Ramazanın Hatırlattıkları
Prof. Dr. Mustafa Uzunpostalcı
İçinde bulunduğumuz Ramazan ayı biz Müslümanlar için maddi ve manevi yönden çok önemli bir aydır. Maddi yönden bakacak olursak iki yönden faydalı olduğunu görmekteyiz. Bunlardan biri oruç tutan kimsenin on bir ay boyunca gündüzleri bir şey yemeden geçirdiği için midesini dinlendirmesi, diğeri de akşama kadar bir şey yemeyip aç kalması ve günlük yeteri kadar yiyecek bulamadıkları için günlerini aç geçiren fakir ve zavallı kimselerin durumlarını düşünmesi ve dolayısıyla yardımlaşma duygusunun gelişmesidir.
Bu duygu ise toplum hayatının en can alıcı noktasıdır. Çünkü zenginler mallarından ihtiyaç sahiplerine verme duygusunu sağlarken aynı zamanda toplum içinde bu duygunun gelişip bir toplum duygusu haline dönüştürmesi de söz konusudur. Bir taraftan yardımlaşma duygusunu geliştirip yardımlaşmayı sağlarken, diğer taraftan da dinen mallarının öz ve temiz olmasını sağlamış olmaktadır. Yani hem toplum içinde kazanıp hem de toplum içinde ihtiyaç sahiplerinin yardımına el uzatmak suretiyle toplumda her seviyeden kimselerle aynı yerde kuşkusuz ve huzurlu bir yaşayışı sağlamakta ve bu durumun devamına da yardımcı olmaktadır.
Böyle davranmak ise Müslümanlar için aynı zamanda Allah’ın emrini yerine getirmek suretiyle dini bir görevi yerine getirmiş olmayı da sağlamakta ve toplum içinde sınıflaşmayı ortadan kaldırmaktadır.
Dikkat edersek günlük hayatımızda ihtiyaç sahibi bazı kimselerin halkımızın arasında gezerek ihtiyaçlarını el açmak suretiyle belirtmekte ve dolaşmaktadır.
Her ne kadar bu durumu kendi içimizde kınasak da aynı durumu kendimiz yapmak durumunda kalsak ne yapabileceğimizi düşünmek bile istememekteyiz. Durumun bu kadar vahim olduğunu düşünmemiz ise bizlerin içinde yaşadığımız bu günlerde elimizden geldiği kadar maddi yönden ihtiyaç sahiplerine yardımımızı esirgememiz gerektiği anlamına gelmektedir.

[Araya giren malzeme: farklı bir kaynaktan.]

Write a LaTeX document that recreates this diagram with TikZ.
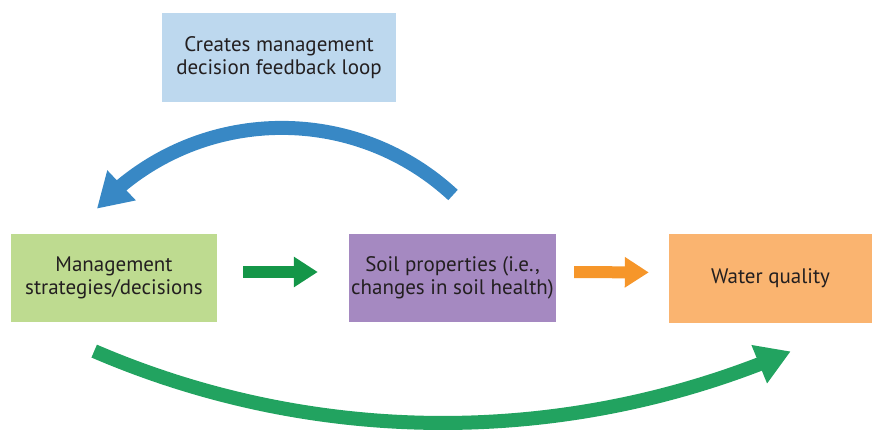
\documentclass[tikz,border=0pt]{standalone}
\usepackage{fontspec}
\setmainfont{PT Sans}
\usetikzlibrary{arrows.meta,bending,calc}

\definecolor{boxblue}{RGB}{189,216,238}
\definecolor{boxgreen}{RGB}{190,219,144}
\definecolor{boxpurple}{RGB}{165,137,193}
\definecolor{boxorange}{RGB}{250,180,112}
\definecolor{arrowblue}{RGB}{56,136,197}
\definecolor{arrowgreen}{RGB}{34,163,96}
\definecolor{darkgreen}{RGB}{20,150,72}
\definecolor{arroworange}{RGB}{246,150,42}
\definecolor{ink}{RGB}{35,31,32}

\begin{document}
\begin{tikzpicture}[x=1pt,y=1pt,
  box/.style={rectangle, inner sep=0pt, align=center, text=ink,
              font=\fontsize{21}{22.4}\selectfont},
  bigarrow/.style={line width=14pt, -{Triangle[length=34pt,width=39pt]}},
  flatarrow/.style={line width=12pt, -{Triangle[length=24pt,width=29pt]}}]

\useasboundingbox (0,0) rectangle (872,429);

% boxes
\node[box, fill=boxblue, minimum width=234pt, minimum height=89pt] (loop) at (279,371.5)
  {Creates management\\decision feedback loop};
\node[box, fill=boxgreen, minimum width=206pt, minimum height=88pt] (mgmt) at (114,151)
  {Management\\strategies/decisions};
\node[box, fill=boxpurple, minimum width=207pt, minimum height=88pt] (soil) at (452.5,151)
  {Soil properties (i.e.,\\changes in soil health)};
\node[box, fill=boxorange, minimum width=203pt, minimum height=89pt] (water) at (770.5,150.5)
  {Water quality};

% straight arrows between the boxes
\draw[flatarrow, darkgreen, shorten <=26pt, shorten >=31pt]
  ([yshift=6pt]mgmt.east) -- ([yshift=6pt]soil.west);
\draw[flatarrow, arroworange, shorten <=18pt, shorten >=20pt]
  ([yshift=6pt]soil.east) -- ([yshift=6pt]water.west);

% feedback arc back to the management box
\coordinate (fbstart) at (453,234);
\draw[bigarrow, arrowblue] (fbstart) arc[start angle=47.2, end angle=137.2, radius=252pt];

% direct effect arc under the boxes
\coordinate (dirstart) at (94.2,77.9);
\draw[bigarrow, arrowgreen] (dirstart) arc[start angle=246.7, end angle=293.25, radius=881.4pt];
\end{tikzpicture}
\end{document}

Unutmayalım ki, tutmakta olduğumuz oruçlar bizi maddi yönden sıhhatimizi korumamızı sağlamakla kalmayıp aynı zamanda içinde bulunduğumuz toplumun durumunu da görmemizi ve düşünmemizi gerektirmektedir.
Bu bakımdan içinde bulunduğumuz günler hem akşamları iftar saatlerini beklerken geçirdiğimiz dakikaları ve iftarın verdiği rahatlığı yaşatırken diğer taraftan da maddi olarak sahip olduğumuz imkânları hatırlatmalı ve bu imkânları bulamayanları da gözetmemiz gerektiğini düşünmeliyiz.
Diğer taraftan Ramazan ayı diğer ay ve günlerde yapmadığımız bazı ibadetlere de yer verdiğimiz bir aydır. Bunlardan birisi de kılmakta olduğumuz teravih namazlarıdır. Teravih namazı diğer vakit namazlarımıza Ramazanda eklenmiş olan bir ibadettir. Bu ibadeti yerine getirmemiz de bizim için gereklidir.
Her ne kadar halkımız arasında bu namaz akşama kadar bir şey yemeyip de akşamleyin çok yemek mecburiyetinde kalan kimseler için bir hazım sebebi olarak değerlendirilmek istense de aslında Ramazan gibi kutsal sayılan bir ayda oruç tutmanın yanında namaz ibadetimizi de artırmamızı sağlayan bir uygulamadır.
Her ne kadar ibadetlerimizi Allah için, O emrettiği için yapıyorsak da temelde bizim kulluğumuzu gösteren davranışlar olduğunu asla unutmamalıyız.